There are other cases.

2 Likes

Some ungulates that are rare in their native ranges have been bred and released here in Texas. These exotics, in many cases, are now running wild. So if they went extinct in their native range, the individuals here in TX could be used to restore them back to their native range (if suitable habitat remained).

Most animals do not speciate rapidly, but come visit Texas in a few million years and these alien ungulates would be different species than those in their native range.

2 Likes

Marbled crays first showed up in the European aquarium trade, but likely did not arise there. My personal pet theory for the origin of them is that they honestly might have just come out of some random ditch in Florida, possibly found by people collecting wild crayfish for sale as feeders

2 Likes

That’s interesting. A fine distinction though - Zebra Mussels, Noctua pronuba and the Emerald Bark Beetle I would consider to be invasive to NA. Others that migrate here on their own I would not consider as invasive. This thread - https://forum.inaturalist.org/t/great-tailed-grackle-in-north-america-introduced-or-not/30425/2 - would illustrate that difference.
The distinction may be defined by how much of a pest (which is another category!) the organism is. If, like the Emerald Bark Beetle - the species causes the reduction of native species (American Elm) I would call it invasive. Agricultural pest species, like Flea Beetles introduced to to NA, I would class as something else. I don’t know what. I don’t think that they bother the local Cruferiadae much but can devastate a Canola crop.
In New Zealand they have a category of ‘Self Introduced’ mostly for birds that have migrated in some way across the sea from Australia. It’s all very complicated!

1 Like

I don’t think we can paint all of evolution the same. Speed of evolution is a function of reproductive mode, generation period, mutation rates, and selective pressure. Each of these factors can vary wildly for different organisms and at different times. At the rapid end of the spectrum, consider evolution of antibiotic resistance in bacteria, novel viruses, etc. Or the example of successful polyploid hybridization already mentioned, in which new species can emerge instantaneously.

3 Likes

I am mainly interested in plants.
There are many definitions of invasive species. Some focusing more on the ability of an alien species to spread on a vast territory, others on the impacts desumed on the literature. As far as I am concerned, I would prefer to keep the ability to spread and the potential or actual impacts separated. Thus, in my scheme an invasive species (able to spread on vast territories) can be either impacting (making damages at the ecological level) or non-impacting (no damages or negligible). There are consequently four combinations and the worst case is that of an impacting invasive (e.g. here in the Mediterranean Robinia pseudoacacia, Ailanthus altissima, Carpobrotus spp., Myriophyllum aquaticum and their bad company). One could add two more cases: impacts not known.

2 Likes

Sounds interesting. I hadn’t considered ‘spreadability’, but that’s also a factor for insect invasive species. If they can’t live in cold winters, they can only get so far north. It would likely work with plants as well.
I was mainly thinking out loud about the distinction between ‘invasive’ and ‘alien’, and whether there was a difference.

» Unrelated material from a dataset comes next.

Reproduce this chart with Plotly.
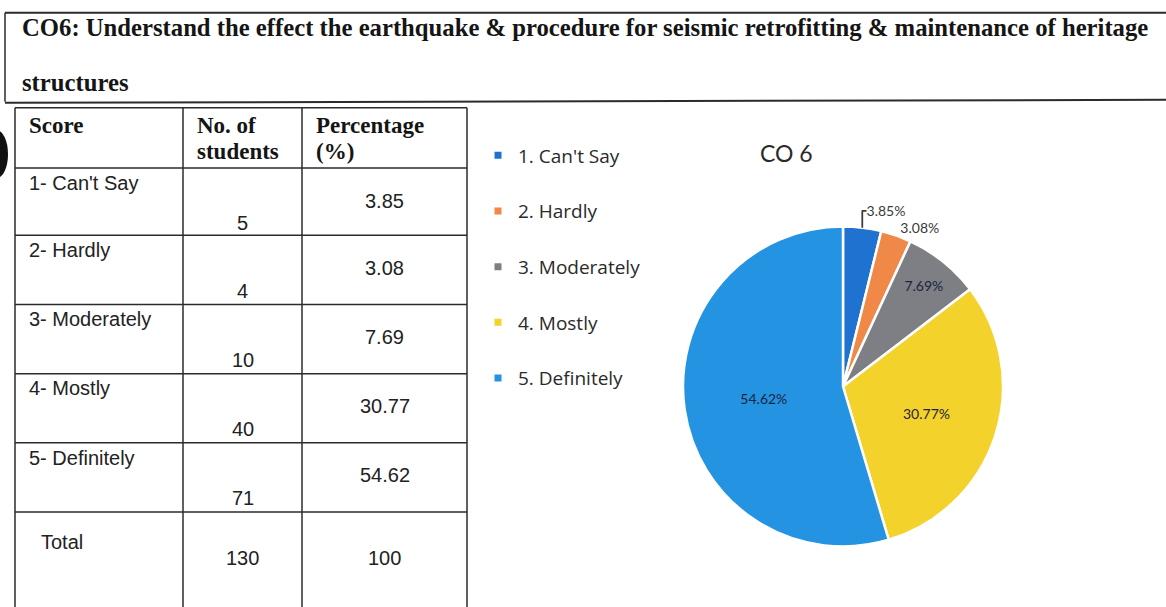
import plotly.graph_objects as go

W, H = 1166, 607

# ---- data ----
score_labels = ["1- Can't Say", "2- Hardly", "3- Moderately", "4- Mostly", "5- Definitely", "Total"]
students = [5, 4, 10, 40, 71, 130]
percentages = ["3.85", "3.08", "7.69", "30.77", "54.62", "100"]
legend_labels = ["1. Can't Say", "2. Hardly", "3. Moderately", "4. Mostly", "5. Definitely"]
pie_values = [5, 4, 10, 40, 71]
pie_colors = ["#1f72d0", "#f08848", "#7d7f84", "#f4d22c", "#2393e2"]
header_lines = [["Score"], ["No. of", "students"], ["Percentage", "(%)"]]
title_line1 = "CO6: Understand the effect the earthquake & procedure for seismic retrofitting & maintenance of heritage"
title_line2 = "structures"
chart_title = "CO 6"


def px(x):
    return x / W


def py(y):
    return 1 - y / H


fig = go.Figure()

# pie
textpos = ["outside", "outside", "inside", "inside", "inside"]
fig.add_trace(go.Pie(
    labels=legend_labels,
    values=pie_values,
    sort=False,
    direction="clockwise",
    rotation=0,
    marker=dict(colors=pie_colors, line=dict(color="white", width=2.5)),
    texttemplate="%{percent:.2%}",
    textposition=textpos,
    insidetextorientation="horizontal",
    textfont=dict(family="Lato", size=14, color="#1c2540"),
    outsidetextfont=dict(family="Lato", size=14, color="#3a3a3a"),
    domain=dict(x=[px(683), px(1003)], y=[py(581), py(201)]),
    showlegend=False,
    hoverinfo="label+percent",
))

# legend via dummy traces
for i, (lab, col) in enumerate(zip(legend_labels, pie_colors)):
    fig.add_trace(go.Scatter(
        x=[None], y=[None], mode="markers", name=lab,
        marker=dict(symbol="square", size=7, color=col),
        legendgroup="g%d" % i, showlegend=True,
    ))

shapes = []
line_col = "#2b2b2b"
# document frame lines
shapes.append(dict(type="line", xref="paper", yref="paper", x0=px(5), x1=px(1166), y0=py(13), y1=py(13), line=dict(color=line_col, width=2)))
shapes.append(dict(type="line", xref="paper", yref="paper", x0=px(5), x1=px(5), y0=py(13), y1=py(103), line=dict(color=line_col, width=1.5)))
shapes.append(dict(type="line", xref="paper", yref="paper", x0=px(5), x1=px(1166), y0=py(104), y1=py(101), line=dict(color=line_col, width=2)))
# hole punch
shapes.append(dict(type="circle", xref="paper", yref="paper", x0=px(-14), x1=px(8), y0=py(132), y1=py(180), fillcolor="#111111", line=dict(width=0)))

# table grid
col_x = [15, 183, 302, 467]
row_y = [109, 170, 238, 308, 378, 448, 518, 620]
for x in col_x:
    shapes.append(dict(type="line", xref="paper", yref="paper", x0=px(x), x1=px(x), y0=py(row_y[0]), y1=py(row_y[-1]),
                       line=dict(color=line_col, width=1.5)))
for y in row_y[:-1]:
    shapes.append(dict(type="line", xref="paper", yref="paper", x0=px(col_x[0]), x1=px(col_x[-1]), y0=py(y), y1=py(y),
                       line=dict(color=line_col, width=1.5)))

annotations = []
serif_b = dict(family="Liberation Serif", size=23, color="#151515")
sans = dict(family="Liberation Sans", size=20, color="#222222")

# header cells
for c, lines in enumerate(header_lines):
    for k, t in enumerate(lines):
        annotations.append(dict(text="<b>%s</b>" % t, xref="paper", yref="paper",
                                x=px(col_x[c] + 12), y=py(row_y[0] + 18 + 26 * k),
                                xanchor="left", yanchor="middle", showarrow=False, font=serif_b))

# body cells
for r, (lab, n, p) in enumerate(zip(score_labels, students, percentages)):
    top = row_y[r + 1]
    last = lab == "Total"
    annotations.append(dict(text=lab, xref="paper", yref="paper",
                            x=px(col_x[0] + (24 if last else 12)), y=py(top + (30 if last else 15)),
                            xanchor="left", yanchor="middle", showarrow=False, font=sans))
    annotations.append(dict(text=str(n), xref="paper", yref="paper",
                            x=px((col_x[1] + col_x[2]) / 2), y=py(top + (47 if last else 56)),
                            xanchor="center", yanchor="middle", showarrow=False, font=sans))
    annotations.append(dict(text=p, xref="paper", yref="paper",
                            x=px((col_x[2] + col_x[3]) / 2), y=py(top + (47 if last else 33)),
                            xanchor="center", yanchor="middle", showarrow=False, font=sans))

annotations += [
    dict(text="<b>" + title_line1 + "</b>", xref="paper", yref="paper", x=px(20), y=py(28), xanchor="left", yanchor="middle",
         showarrow=False, font=dict(family="Liberation Serif", size=24.7, color="#151515")),
    dict(text="<b>" + title_line2 + "</b>", xref="paper", yref="paper", x=px(20), y=py(83), xanchor="left", yanchor="middle",
         showarrow=False, font=dict(family="Liberation Serif", size=24.7, color="#151515")),
    dict(text=chart_title, xref="paper", yref="paper", x=px(786), y=py(155), xanchor="center", yanchor="middle",
         showarrow=False, font=dict(family="Lato", size=23, color="#2a2a2a")),
]

fig.update_layout(
    width=W, height=H,
    margin=dict(l=0, r=0, t=0, b=0),
    paper_bgcolor="white",
    plot_bgcolor="white",
    xaxis=dict(visible=False),
    yaxis=dict(visible=False),
    shapes=shapes,
    annotations=annotations,
    legend=dict(x=px(478), y=py(138), xanchor="left", yanchor="top",
                font=dict(family="Open Sans", size=19, color="#2a2a2a"),
                tracegroupgap=28, bgcolor="rgba(0,0,0,0)", itemwidth=30),
)

fig.write_html("out.html", config={"displayModeBar": False},
               post_script="document.body.style.margin='0';document.body.style.overflow='hidden';")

I think your concept of the invasive species adapting to better survive their new habitat is partly in error. The biggest change is actually in the new habitat due to anthropogenic habitat alteration, climate change, and other invasive species. Many invasive plants in America are thriving due to their predilection for disturbed soil, tendency to keep their leaves longer, leaf out earlier, and resistance to invasive pathogens. In my area’s deciduous forests November and March are great times for invasive species removal. If you can identify a Shortleaf Pine and an Eastern Red Cedar then you can pretty much guarantee that anything else with leaves doesn’t belong. It’s not that these species are evolving to match our weather patterns. Instead, climate change is causing our weather patterns to better match those of the Asian temperate forests these species were originally adapted to.

2 Likes

This topic was automatically closed 60 days after the last reply. New replies are no longer allowed.